Err Jordan

Mike Was the Champ. Now He Wants to Be a Contender?

Perhaps no other athletes come out of retirement more often than boxers. Complaining of the rigors of training and the difficulty of making weight, they quit. In retirement, they vow to do the things they couldn't do when they were preparing for a fight, like playing golf and eating whatever they want. They stay at home with the kids and mow the lawn for a year. Then one day they wake up either dead broke or bored to tears and return to the ring. From being bored or broke, they go to being unrealistic.

Now Michael Jordan has come out of retirement, and he's looking a little punch-drunk.

With a sore foot, bruised ribs, a weight problem, and an unwillingness to stay retired, he looks more like a struggling old prizefighter trying to win back a title than a veteran basketball player ready to roll.

Like Sugar Ray Leonard, who came out of retirement three times only to lose to the ridiculous Hector Camacho, and Joe Louis, who fought well past his prime, Jordan refuses to acknowledge it's over.

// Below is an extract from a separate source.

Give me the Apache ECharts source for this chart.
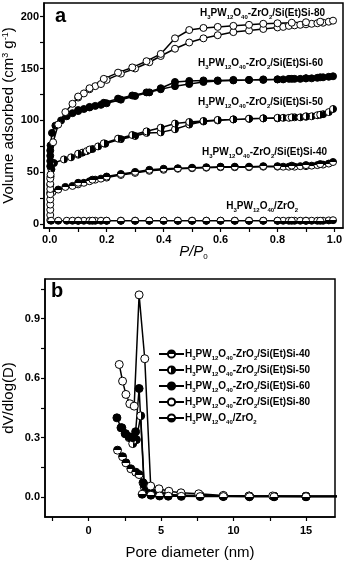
<!DOCTYPE html>
<html>
<head>
<meta charset="utf-8">
<script src="https://cdn.jsdelivr.net/npm/echarts@6/dist/echarts.min.js"></script>
<style>
  html, body { margin: 0; padding: 0; background: #fff; }
  #chart { width: 345px; height: 562px; }
</style>
</head>
<body>
<div id="chart"></div>
<script>
// (a) N2 isotherms: [P/P0, volume] adsorption then desorption branch
const si80Ads = [[0.002,4],[0.002,9],[0.002,14],[0.002,19],[0.002,24],[0.002,29],[0.002,34],[0.002,39],[0.002,44],[0.003,48],
  [0.012,79],[0.03,96],[0.055,108],[0.08,116],[0.1,122],[0.12,126],[0.14,130],[0.16,133],[0.18,135],[0.2,139],
  [0.25,145],[0.3,150],[0.35,156],[0.39,162],[0.44,169],[0.49,175],[0.54,179],[0.59,182],[0.645,185],[0.7,186.5],
  [0.75,188],[0.8,189.5],[0.82,190],[0.84,191],[0.86,191.5],[0.88,192],[0.9,192.5],[0.92,193],[0.94,193.5],[0.96,194],[0.98,195],[0.995,196]];
const si80Des = [[0.95,195],[0.9,194.5],[0.85,194],[0.8,193.5],[0.75,193],[0.7,192],[0.645,191],[0.59,190],[0.54,189],[0.49,187],
  [0.44,179],[0.39,164],[0.34,157],[0.29,151],[0.24,146],[0.19,140],[0.14,131],[0.1,123]];

const si60Ads = [[0.002,56],[0.002,61],[0.002,66],[0.002,71],[0.003,76],[0.008,88],[0.02,95],[0.04,100],[0.06,104],[0.08,107],
  [0.1,109],[0.12,111],[0.14,112.5],[0.16,114],[0.18,115],[0.2,116.5],[0.25,120],[0.3,123.5],[0.35,127],[0.39,130],
  [0.44,133],[0.49,135],[0.54,137],[0.59,138],[0.645,138.5],[0.7,139],[0.75,139],[0.8,139.5],[0.82,139.5],[0.84,140],
  [0.86,140],[0.88,140],[0.9,140.5],[0.92,140.5],[0.94,141],[0.96,141.5],[0.98,142],[0.995,142.5]];
const si60Des = [[0.95,141.5],[0.9,140.5],[0.85,140],[0.8,139.5],[0.75,139.5],[0.7,139],[0.645,139],[0.59,138.5],[0.54,138.5],
  [0.49,138],[0.44,137],[0.39,131],[0.34,127],[0.29,124],[0.24,121],[0.19,117],[0.14,113],[0.1,110]];

const si50Ads = [[0.002,30],[0.002,38],[0.003,46],[0.006,53],[0.015,59],[0.05,62.5],[0.075,64.5],[0.1,67],[0.115,69],[0.13,70.5],
  [0.15,72.5],[0.17,75],[0.195,77.5],[0.25,82],[0.3,85],[0.34,88],[0.39,88.5],[0.44,91.5],[0.49,96],[0.54,99],
  [0.59,100],[0.645,101],[0.7,101.5],[0.75,102],[0.8,102],[0.82,102.5],[0.84,102.5],[0.86,103],[0.88,103],[0.9,103.5],
  [0.92,104],[0.94,105],[0.96,106],[0.98,108],[0.995,111]];
const si50Des = [[0.95,105.5],[0.9,104],[0.85,103],[0.8,102.5],[0.75,102],[0.7,101.7],[0.645,101],[0.59,100.5],[0.54,99.5],
  [0.49,98.5],[0.44,97],[0.39,93],[0.34,89.5],[0.29,86],[0.24,82.5],[0.19,78],[0.14,72],[0.1,68]];

const si40Ads = [[0.003,31],[0.01,31],[0.03,33.5],[0.055,36],[0.08,37],[0.1,38.5],[0.12,40],[0.14,41.5],[0.16,43],[0.18,44],
  [0.2,45],[0.25,47.5],[0.3,49.5],[0.35,51.5],[0.4,52.5],[0.45,53.5],[0.5,54],[0.55,54.5],[0.6,55],[0.65,55],
  [0.7,55],[0.75,55.5],[0.8,55.5],[0.82,55.5],[0.84,55.5],[0.86,55.5],[0.88,56],[0.9,56],[0.92,56.5],[0.94,57],
  [0.96,57.5],[0.98,58.5],[0.995,60]];
const si40Des = [[0.95,58],[0.9,57],[0.85,56.5],[0.8,56],[0.75,56],[0.7,55.5],[0.65,55.5],[0.6,55.5],[0.55,55],[0.5,54.5],
  [0.45,54],[0.4,53.5],[0.35,52.5],[0.3,50.5],[0.25,48.5],[0.2,46],[0.15,43],[0.1,40]];

const zrAds = [[0.005,3.5],[0.03,3.5],[0.06,3.5],[0.08,3.5],[0.1,3.5],[0.12,3.5],[0.14,3.5],[0.16,3.5],[0.18,3.5],[0.2,3.5],
  [0.25,3.5],[0.3,3.5],[0.35,3.5],[0.4,3.5],[0.45,3.5],[0.5,3.5],[0.55,3.5],[0.6,3.5],[0.65,3.5],[0.7,3.5],
  [0.75,3.5],[0.8,3.5],[0.82,3.5],[0.84,3.5],[0.86,3.5],[0.88,3.5],[0.9,3.5],[0.92,3.5],[0.94,3.5],[0.96,3.5],[0.98,3.8],[0.995,4]];
const zrDes = [[0.95,3.5],[0.9,3.5],[0.85,3.5],[0.8,3.5],[0.75,3.5],[0.7,3.5],[0.65,3.5],[0.6,3.5],[0.55,3.5],[0.5,3.5],
  [0.45,3.5],[0.4,3.5],[0.35,3.5],[0.3,3.5],[0.25,3.5],[0.2,3.5],[0.15,3.5],[0.1,3.5]];

// (b) pore size distribution: [diameter nm, dV/dlog(D)]
const psd40 = [[2.0,0.237],[2.35,0.204],[2.58,0.173],[2.92,0.143],[3.26,0.126],[3.49,0.114],[3.76,0.073],[3.95,0.047],
  [4.3,0.025],[4.9,0.015],[5.5,0.012],[6.4,0.01],[7.7,0.008],[9.3,0.006],[11.1,0.005],[12.8,0.004],[15,0.004],[18.5,0.004]];
const psd50 = [[2.3,0.35],[2.55,0.32],[2.8,0.3],[3.05,0.27],[3.3,0.29],[3.6,0.41],[3.85,0.05],[4.4,0.02],[4.9,0.012],
  [5.5,0.01],[6.4,0.008],[7.7,0.006],[9.3,0.005],[11.1,0.004],[12.8,0.004],[15,0.003],[18.5,0.003]];
const psd60 = [[1.96,0.40],[2.24,0.35],[2.53,0.32],[2.8,0.305],[3.05,0.30],[3.25,0.33],[3.49,0.548],[3.83,0.064],[3.95,0.03],
  [4.4,0.02],[4.9,0.015],[5.5,0.012],[6.4,0.01],[7.7,0.008],[9.3,0.006],[11.1,0.005],[12.8,0.004],[15,0.004],[18.5,0.004]];
const psd80 = [[2.12,0.669],[2.35,0.585],[2.58,0.518],[2.85,0.471],[3.15,0.459],[3.49,1.02],[3.88,0.698],[4.29,0.056],
  [4.86,0.042],[5.54,0.03],[6.38,0.022],[7.6,0.017],[9.3,0.009],[11.06,0.006],[12.7,0.006],[15.0,0.005],[18.5,0.005]];
const psdZr = [[3.7,0.015],[4.3,0.01],[4.9,0.006],[5.5,0.005],[6.4,0.004],[7.7,0.003],[9.3,0.003],[11.1,0.002],
  [12.8,0.002],[15,0.002],[18.5,0.002]];

const isoXLabels = [0, 0.2, 0.4, 0.6, 0.8, 1.0];
const isoXTicks = [0, 0.1, 0.2, 0.3, 0.4, 0.5, 0.6, 0.7, 0.8, 0.9, 1.0];
const isoYLabels = [0, 50, 100, 150, 200];
const isoYTicks = [0, 25, 50, 75, 100, 125, 150, 175, 200];
const psdXLabels = [0, 5, 10, 15];
const psdXTicks = [-2.5, 0, 2.5, 5, 7.5, 10, 12.5, 15];
const psdYLabels = [0, 0.3, 0.6, 0.9];
const psdYTicks = [0, 0.15, 0.3, 0.45, 0.6, 0.75, 0.9, 1.05];

const chart = echarts.init(document.getElementById('chart'));
const FONT = 'Liberation Sans, Arial, sans-serif';

function half(x2, y2, first, second) {
  return new echarts.graphic.LinearGradient(0, 0, x2, y2, [
    {offset: 0, color: first}, {offset: 0.5, color: first},
    {offset: 0.5, color: second}, {offset: 1, color: second}
  ]);
}
const fill40 = half(0, 1, '#000', '#fff');   // top black
const fill50 = half(1, 0, '#fff', '#000');   // right black
const fill60 = '#000';
const fill80 = '#fff';
const fillZr = half(0, 1, '#fff', '#000');   // bottom black

// rich text for the formula with subscripts
const rich = {
  n: {fontSize: 10, fontWeight: 'bold', fontFamily: FONT, color: '#000', lineHeight: 14, verticalAlign: 'middle'},
  s: {fontSize: 6, fontWeight: 'bold', fontFamily: FONT, color: '#000', lineHeight: 14, verticalAlign: 'bottom'}
};
function formula(tail) {
  const base = '{n|H}{s|3}{n|PW}{s|12}{n|O}{s|40}';
  if (tail === 'ZrO2') return base + '{n|/ZrO}{s|2}';
  return base + '{n|-ZrO}{s|2}{n|/Si(Et)Si-' + tail + '}';
}

function lineSeries(name, data, fill, axis, size) {
  return {
    name: name,
    type: 'line',
    xAxisIndex: axis,
    yAxisIndex: axis,
    data: data,
    symbol: 'circle',
    symbolSize: size,
    showAllSymbol: true,
    itemStyle: {color: fill, borderColor: '#000', borderWidth: 1},
    lineStyle: {color: '#000', width: 1.5},
    emphasis: {disabled: true}
  };
}

const labelText = (x, y, tail, align) => ({
  type: 'text', x: x, y: y,
  style: {text: formula(tail), rich: rich, align: align || 'right', verticalAlign: 'middle'}
});

const tickLabel = {fontSize: 11, fontWeight: 'bold', fontFamily: FONT, color: '#000'};
const axLine = {show: true, onZero: false, lineStyle: {color: '#000', width: 1.5}};

const option = {
  animation: false,
  backgroundColor: '#fff',
  grid: [
    {left: 44, right: 2, top: 3, height: 225, outerBoundsMode: 'none', containLabel: false,
      show: true, borderColor: '#000', borderWidth: 1.5},
    {left: 45, right: 10, top: 279, height: 238, outerBoundsMode: 'none', containLabel: false,
      show: true, borderColor: '#000', borderWidth: 1.5}
  ],
  xAxis: [
    {
      type: 'value', gridIndex: 0, min: -0.02, max: 1.03,
      axisLine: axLine, splitLine: {show: false},
      axisTick: {show: true, inside: false, length: 4, customValues: isoXTicks, lineStyle: {width: 1.2}},
      axisLabel: Object.assign({customValues: isoXLabels, formatter: v => v.toFixed(1), margin: 6}, tickLabel),
      name: '{i|P/P}{s|0}', nameLocation: 'middle', nameGap: 15, nameMoveOverlap: false,
      nameTextStyle: {rich: {
        i: {fontSize: 15, fontStyle: 'italic', fontFamily: FONT, color: '#000', lineHeight: 18, verticalAlign: 'middle'},
        s: {fontSize: 8, fontFamily: FONT, color: '#000', lineHeight: 18, verticalAlign: 'bottom'}
      }}
    },
    {
      type: 'value', gridIndex: 1, min: -3, max: 17,
      axisLine: axLine, splitLine: {show: false},
      axisTick: {show: true, inside: false, length: 4, customValues: psdXTicks, lineStyle: {width: 1.2}},
      axisLabel: Object.assign({customValues: psdXLabels, margin: 8}, tickLabel),
      name: 'Pore diameter (nm)', nameLocation: 'middle', nameGap: 28, nameMoveOverlap: false,
      nameTextStyle: {fontSize: 15, fontFamily: FONT, color: '#000'}
    }
  ],
  yAxis: [
    {
      type: 'value', gridIndex: 0, min: -3.5, max: 213,
      axisLine: axLine, splitLine: {show: false},
      axisTick: {show: true, inside: false, length: 4, customValues: isoYTicks, lineStyle: {width: 1.2}},
      axisLabel: Object.assign({customValues: isoYLabels, margin: 5}, tickLabel),
      name: '{t|Volume adsorbed (cm}{u|3}{t| g}{u|-1}{t|)}', nameLocation: 'middle', nameGap: 27,
      nameMoveOverlap: false,
      nameTextStyle: {rich: {
        t: {fontSize: 15, fontFamily: FONT, color: '#000', lineHeight: 16, verticalAlign: 'middle'},
        u: {fontSize: 9, fontFamily: FONT, color: '#000', lineHeight: 16, verticalAlign: 'top'}
      }}
    },
    {
      type: 'value', gridIndex: 1, min: -0.1, max: 1.1,
      axisLine: axLine, splitLine: {show: false},
      axisTick: {show: true, inside: false, length: 4, customValues: psdYTicks, lineStyle: {width: 1.2}},
      axisLabel: Object.assign({customValues: psdYLabels, formatter: v => v.toFixed(1), margin: 5}, tickLabel),
      name: 'dV/dlog(D)', nameLocation: 'middle', nameGap: 29,
      nameMoveOverlap: false,
      nameTextStyle: {fontSize: 15, fontFamily: FONT, color: '#000'}
    }
  ],
  legend: {
    data: ['Si-40', 'Si-50', 'Si-60', 'Si-80', 'ZrO2'],
    orient: 'vertical', left: 153, top: 344,
    itemWidth: 25, itemHeight: 9, itemGap: 4,
    formatter: name => formula(name === 'ZrO2' ? 'ZrO2' : name.slice(3)),
    textStyle: {rich: rich, padding: [0, 0, 0, -4]},
    selectedMode: false
  },
  graphic: [
    {type: 'text', x: 55, y: 16, style: {text: 'a', font: 'bold 20px ' + FONT, fill: '#000', verticalAlign: 'middle'}},
    {type: 'text', x: 51, y: 291, style: {text: 'b', font: 'bold 20px ' + FONT, fill: '#000', verticalAlign: 'middle'}},
    labelText(325, 13, '80'),
    labelText(323, 63, '60'),
    labelText(323, 102, '50'),
    labelText(327, 152, '40'),
    labelText(298, 206, 'ZrO2')
  ],
  series: [
    lineSeries('a-40', si40Ads.concat(si40Des), fill40, 0, 7),
    lineSeries('a-50', si50Ads.concat(si50Des), fill50, 0, 7),
    lineSeries('a-60', si60Ads.concat(si60Des), fill60, 0, 7),
    lineSeries('a-80', si80Ads.concat(si80Des), fill80, 0, 7),
    lineSeries('a-Zr', zrAds.concat(zrDes), fillZr, 0, 7),
    lineSeries('Si-40', psd40, fill40, 1, 8),
    lineSeries('Si-50', psd50, fill50, 1, 8),
    lineSeries('Si-60', psd60, fill60, 1, 8),
    lineSeries('Si-80', psd80, fill80, 1, 8),
    lineSeries('ZrO2', psdZr, fillZr, 1, 8)
  ]
};

chart.setOption(option);
</script>
</body>
</html>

"People are jumping ahead of themselves, saying I don't look like I should," Jordan said after a shaky preseason game. "A lot of these comments were preliminary comments. I look for fuel any way I can get it."

Jordan will need the energy. He retired the first time to pursue a professional baseball career in 1993 and retired a second time in 1999 to become part owner and GM of the Washington Wizards, jobs most people would sell their souls for. (Yes, even to run the Wizards.)

But Mike struck out in baseball, and he lost interest in the GM job, rarely going to games and reportedly never attending meetings. He probably sat at his desk all day dreaming of dunking on Shaq.

"They're blind to their faults," says veteran sports columnist Dave Anderson, who helped Sugar Ray Robinson write his autobiography. "Ex-champions are the worst. Once they're champion they think they can always be champion. They have no one around them telling them it's over. They think they can always come back."

For Jordan to come back successfully against players half his age, he will have to make up for his dwindling athleticism by becoming even craftier. Boxers know all about that. They also alter their styles as they get older. They tend to slow down and fight more flat-footed. They hold more because they tire more quickly.

But they also learn that they can take a few more punches on the chin and absorb more punishment than they used to. Before Muhammad Ali was forced out of boxing at the age of 25, he had never been hurt in the ring. When he returned in 1970 at the age of 28, that changed.

In bouts with Joe Frazier and George Foreman, Ali, instead of dancing away from danger, would lie against the ropes absorbing punches, just so he could land his own. He was slowing down and winning ugly.

It happens to practically all of the great ones. They fight until they embarrass themselves. It happened to Pernell Whitaker in his final bout last April, when he lost to Carlos Bojorquez due to a shoulder injury, and it will eventually happen to Jordan.

When Jordan gets dunked on a couple of times, it may be OK at first, but when it becomes routine, it will become humiliating. The end will come when his body gives in to injuries, when he can't compete with the MacGradys and Iversons, when he gets tired after 20 minutes of action. The end finally happened to Sugar Ray Robinson when the light-hitting Joey Archer knocked him down in their 1965 bout, Robinson's last. The 45-year-old Robinson looked like he wanted to crawl underneath the ring.

Jordan's ending may not be as dramatic as a knockdown, but it will be just as sad. And he'll no longer be winning ugly. It won't be as pretty as that.